**Rows**
—————

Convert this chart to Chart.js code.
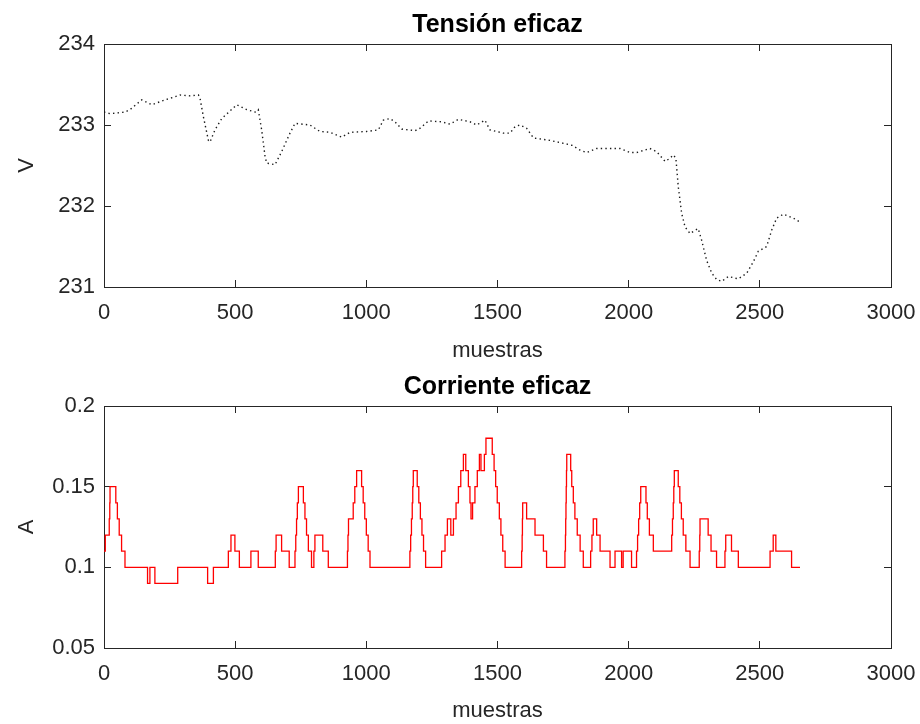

—————

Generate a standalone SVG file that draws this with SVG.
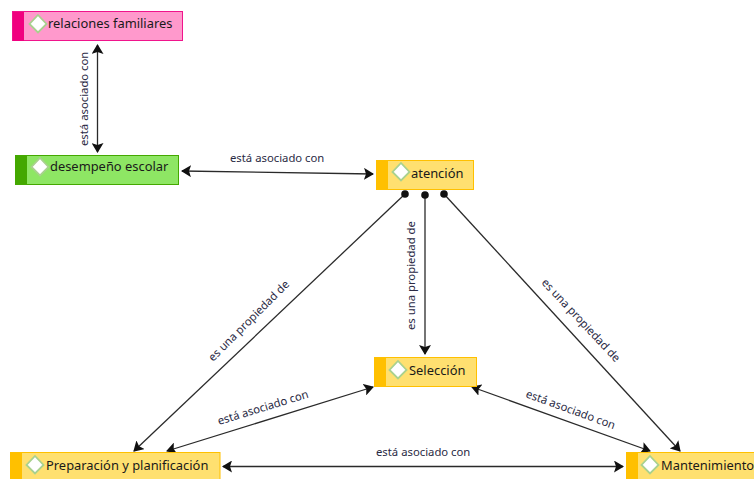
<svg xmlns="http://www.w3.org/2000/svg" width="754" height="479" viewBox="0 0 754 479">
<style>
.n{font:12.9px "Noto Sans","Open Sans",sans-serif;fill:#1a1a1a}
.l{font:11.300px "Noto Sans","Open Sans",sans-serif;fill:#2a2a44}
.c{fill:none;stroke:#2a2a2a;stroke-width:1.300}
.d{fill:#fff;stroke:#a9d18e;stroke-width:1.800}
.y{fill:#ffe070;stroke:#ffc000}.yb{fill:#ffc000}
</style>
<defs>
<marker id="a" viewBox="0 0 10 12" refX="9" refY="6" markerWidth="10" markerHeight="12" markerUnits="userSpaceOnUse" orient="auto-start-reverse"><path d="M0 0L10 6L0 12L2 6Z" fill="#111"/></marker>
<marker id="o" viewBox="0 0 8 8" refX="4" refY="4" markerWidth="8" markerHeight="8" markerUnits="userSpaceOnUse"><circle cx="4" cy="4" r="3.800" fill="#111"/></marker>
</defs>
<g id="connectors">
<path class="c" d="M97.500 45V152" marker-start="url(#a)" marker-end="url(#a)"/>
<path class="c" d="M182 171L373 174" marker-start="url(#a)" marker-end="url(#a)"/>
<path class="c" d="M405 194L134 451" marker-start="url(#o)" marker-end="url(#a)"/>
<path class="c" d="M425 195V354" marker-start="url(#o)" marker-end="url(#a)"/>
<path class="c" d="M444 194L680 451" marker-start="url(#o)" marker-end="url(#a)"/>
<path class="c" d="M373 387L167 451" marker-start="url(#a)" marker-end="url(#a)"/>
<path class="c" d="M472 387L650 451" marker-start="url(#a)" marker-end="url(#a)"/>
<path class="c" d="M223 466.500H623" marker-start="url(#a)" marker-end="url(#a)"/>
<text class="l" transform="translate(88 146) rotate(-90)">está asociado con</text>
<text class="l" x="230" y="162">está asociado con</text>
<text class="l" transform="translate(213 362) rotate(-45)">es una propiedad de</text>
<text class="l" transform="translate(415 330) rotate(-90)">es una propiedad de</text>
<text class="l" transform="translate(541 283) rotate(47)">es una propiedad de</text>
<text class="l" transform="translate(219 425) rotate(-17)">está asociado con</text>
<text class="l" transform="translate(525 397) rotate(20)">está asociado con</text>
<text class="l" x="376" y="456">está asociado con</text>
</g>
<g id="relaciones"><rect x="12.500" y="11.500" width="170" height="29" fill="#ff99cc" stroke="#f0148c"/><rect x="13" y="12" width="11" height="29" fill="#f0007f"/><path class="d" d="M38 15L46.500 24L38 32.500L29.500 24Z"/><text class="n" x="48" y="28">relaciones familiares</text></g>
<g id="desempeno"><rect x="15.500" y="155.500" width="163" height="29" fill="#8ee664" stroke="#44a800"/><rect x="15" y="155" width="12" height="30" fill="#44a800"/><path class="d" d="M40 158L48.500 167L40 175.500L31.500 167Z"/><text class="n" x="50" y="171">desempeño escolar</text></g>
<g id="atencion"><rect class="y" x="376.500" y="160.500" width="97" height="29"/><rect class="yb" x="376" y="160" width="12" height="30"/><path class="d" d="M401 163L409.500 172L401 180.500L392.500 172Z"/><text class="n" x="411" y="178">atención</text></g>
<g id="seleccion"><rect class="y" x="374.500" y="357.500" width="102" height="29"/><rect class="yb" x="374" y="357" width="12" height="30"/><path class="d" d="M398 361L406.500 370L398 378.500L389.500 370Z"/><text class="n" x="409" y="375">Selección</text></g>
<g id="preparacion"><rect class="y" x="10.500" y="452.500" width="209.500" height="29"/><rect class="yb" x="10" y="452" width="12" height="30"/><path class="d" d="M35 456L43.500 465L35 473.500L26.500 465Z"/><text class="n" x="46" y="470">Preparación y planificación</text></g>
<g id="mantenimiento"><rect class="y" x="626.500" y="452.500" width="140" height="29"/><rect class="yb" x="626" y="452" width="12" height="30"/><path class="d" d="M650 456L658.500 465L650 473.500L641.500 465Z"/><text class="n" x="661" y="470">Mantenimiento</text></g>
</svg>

—————

**Request**
Every line above that contains the word "this" should be reported.

**Written response**
Convert this chart to Chart.js code.
Generate a standalone SVG file that draws this with SVG.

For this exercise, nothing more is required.